The EcoCity World Summit took place in Istanbul, Turkey last month. I enjoyed attending the 2008 EcoCities World Summit in San Francisco, so I have followed news posts from others for this latest event. I was pleased to learn of an ongoing debate (via Tree Hugger) that was spurred at this year’s event regarding whether these cities can be master planned or whether they should come about organically.
I live in Stapleton, the largest redevelopment project in North America, and a master planned community with some undercurrents of sustainability, but by no means an EcoCity initiative. Some of my personal observations echo the criticisms that these master planned communities are “compounds” that reduce the points of contact with the outside world for an insular experience that doesn’t scale to the wider community. The comment was also made that the master planned communities are largely for a rich and privileged set, and can’t be replicated on a global scale.

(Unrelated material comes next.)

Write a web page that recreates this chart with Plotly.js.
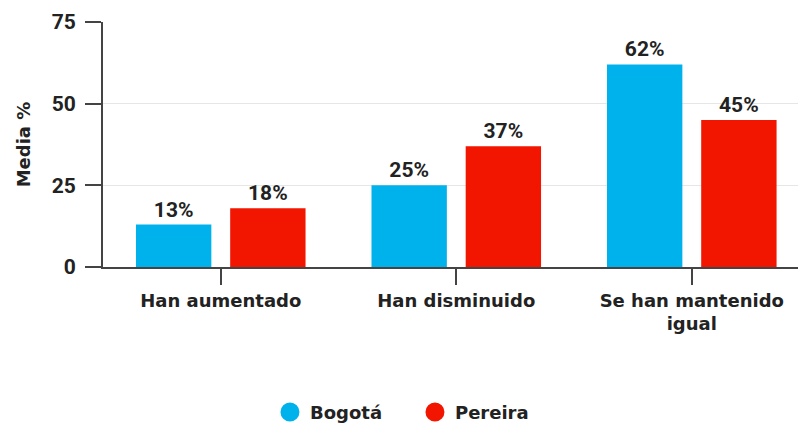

Austrian architect and urban consultant Johannes Fiedler was quoted as the most boisterous opponent of master-planned designs. His assertion is that more chaotic development needs to take place with an agglomeration of densities at different scales with high quality public space as the thread to stitch communities together.
I’m encouraged that a public space effort is taking place here where I live to extend a greenway that used to be contained in concrete channels into surrounding neighborhoods. This greenway is now a thriving urban creek and wetlands corridor through Stapleton, and it would be great to see this amenity extended into the less affluent surrounding neighborhoods.
With redevelopment, the set boundaries of the reclaimed space often form a wall with long-term division even after fences are removed. Cities might work to gain broader acceptance for such eco-oriented gentrification if projects aimed to incorporate and engage more with established neighborhoods in a way that improves walkability and livability for all from the outset.